Tuesday, July 18, 2017

Suburbs From KOP to Voorhees Embrace New ‘Main Streets’ —But Not Cherry Hill

Michaelle Bond’s article in the Inquirer about citified “main streets” coming to the suburbs has everything you’d expect: interviews with developers and city planners, somewhat silly-sounding quotes from random members of the public, and the hint of snark (all that astroturf!) usually found in the Inky's coverage of anything suburban.

Really, though, what’s happening in King of Prussia, Exton and elsewhere is better than what came before (in the recent past) and better than any contemporary alternatives if one accepts the inevitability of growth. The article’s observation that these complexes “cost open space” overlooks the notion that these high-density projects gobble far less land than traditional housing tracts and shopping centers.

It also reminds me, yet again, of how tremendously stupid Cherry Hill was to reject a similar (and at the time, ahead of the curve) proposal to redevelop the Garden State Park property on Rt. 70 along pedestrian and transit-friendly lines. Not only was the tract perfectly situated to give the sprawly township the semblance of a town center, it lies adjacent to a (woefully underused) passenger train station, on NJ Transit’s Atlantic City Line.

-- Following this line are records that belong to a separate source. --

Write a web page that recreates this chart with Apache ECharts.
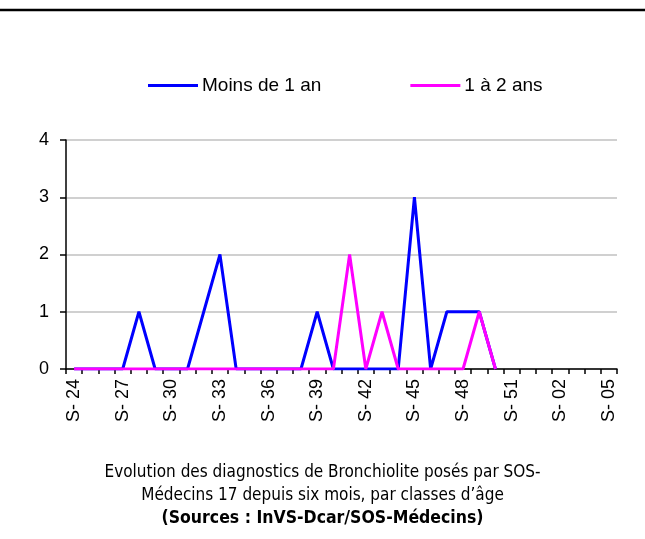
<!DOCTYPE html>
<html>
<head>
<meta charset="utf-8">
<script src="https://cdn.jsdelivr.net/npm/echarts@6/dist/echarts.min.js"></script>
<style>
html,body{margin:0;padding:0;background:#fff;}
#chart{width:645px;height:539px;}
</style>
</head>
<body>
<div id="chart"></div>
<script>
const weeks = ['S- 24','S- 25','S- 26','S- 27','S- 28','S- 29','S- 30','S- 31','S- 32','S- 33','S- 34','S- 35','S- 36','S- 37','S- 38','S- 39','S- 40','S- 41','S- 42','S- 43','S- 44','S- 45','S- 46','S- 47','S- 48','S- 49','S- 50','S- 51','S- 52','S- 01','S- 02','S- 03','S- 04','S- 05'];
const moinsDe1An = [0,0,0,0,1,0,0,0,1,2,0,0,0,0,0,1,0,0,0,0,0,3,0,1,1,1,0];
const unA2Ans   = [0,0,0,0,0,0,0,0,0,0,0,0,0,0,0,0,0,2,0,1,0,0,0,0,0,1,0];
const yTicks = [0,1,2,3,4];
const seriesNames = ['Moins de 1 an','1 à 2 ans'];
const titleLines = ['Evolution des diagnostics de Bronchiolite posés par SOS-', 'Médecins 17 depuis six mois, par classes d\u2019âge'];
const sourceLine = '(Sources : InVS-Dcar/SOS-Médecins)';

const narrow = '"DejaVu Sans Condensed", "Liberation Sans Narrow", "Arial Narrow", sans-serif';
const chart = echarts.init(document.getElementById('chart'));
chart.setOption({
  animation:false,
  backgroundColor:'#fff',
  graphic:[{type:'line',shape:{x1:0,y1:10,x2:645,y2:10},style:{stroke:'#000',lineWidth:2.5}}],
  title:[
    {text:titleLines[0], left:'center', top:459,
     textStyle:{fontFamily:narrow, fontSize:17, fontWeight:'normal', color:'#000'}},
    {text:titleLines[1], left:'center', top:482,
     textStyle:{fontFamily:narrow, fontSize:17, fontWeight:'normal', color:'#000'}},
    {text:sourceLine, left:'center', top:504,
     textStyle:{fontFamily:narrow, fontSize:17.5, fontWeight:'bold', color:'#000'}}
  ],
  legend:{
    left:143, top:71, icon:'rect', itemWidth:50, itemHeight:3, itemGap:89,
    textStyle:{fontFamily:'Arial, Liberation Sans', fontSize:19, color:'#000', padding:[0,0,0,-1]},
    data:seriesNames
  },
  grid:{left:66, right:28, top:140, bottom:170},
  xAxis:{
    type:'category', data:weeks, boundaryGap:true,
    axisLine:{lineStyle:{color:'#000', width:1.5}},
    axisTick:{show:true, alignWithLabel:false, interval:0, length:5, lineStyle:{color:'#000', width:1.5}},
    axisLabel:{interval:2, rotate:90, margin:10, fontFamily:'Arial, Liberation Sans', fontSize:18, color:'#000'}
  },
  yAxis:{
    type:'value', min:0, max:4, interval:1,
    axisLine:{show:true, lineStyle:{color:'#000', width:1.5}},
    axisTick:{show:true, length:6, lineStyle:{color:'#000', width:1.5}},
    axisLabel:{margin:17, fontFamily:'Arial, Liberation Sans', fontSize:18, color:'#000'},
    splitLine:{lineStyle:{color:'#c0c0c0', width:1.5}}
  },
  series:[
    {name:seriesNames[0], type:'line', data:moinsDe1An, showSymbol:false, symbol:'none', color:'#0000ff', lineStyle:{width:3, color:'#0000ff'}},
    {name:seriesNames[1], type:'line', data:unA2Ans, showSymbol:false, symbol:'none', color:'#ff00ff', lineStyle:{width:3, color:'#ff00ff'}}
  ]
});
</script>
</body>
</html>
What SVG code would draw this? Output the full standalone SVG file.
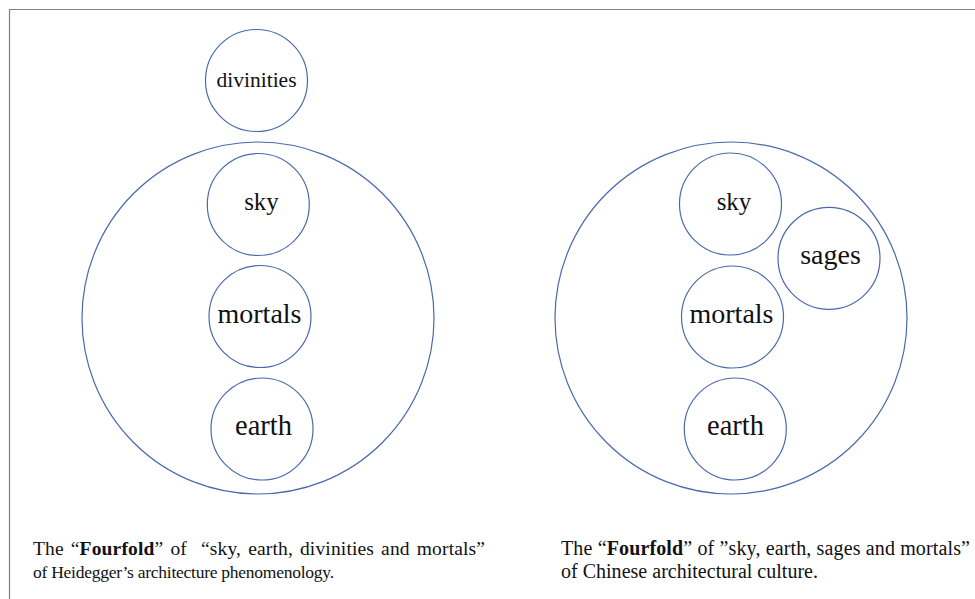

I was working for a newspaper in Haddonfield at the time development of the land was being debated (2005-06) and remember then-mayor Bernie Platt trumpeting the approved plan as “mixed-use,” a politician-speak mangling of that term if there ever was one. True mixed-use developments are dense and pedestrian friendly; the only thing “mixed use” about today’s Garden State Park is that one can drive to the grocery store, drive to the restaurant, or drive to the townhouse—or risk life and limb dodging SUVs while walking across a sea of asphalt.

Garden State Park: A sea of sprawl... and a train station.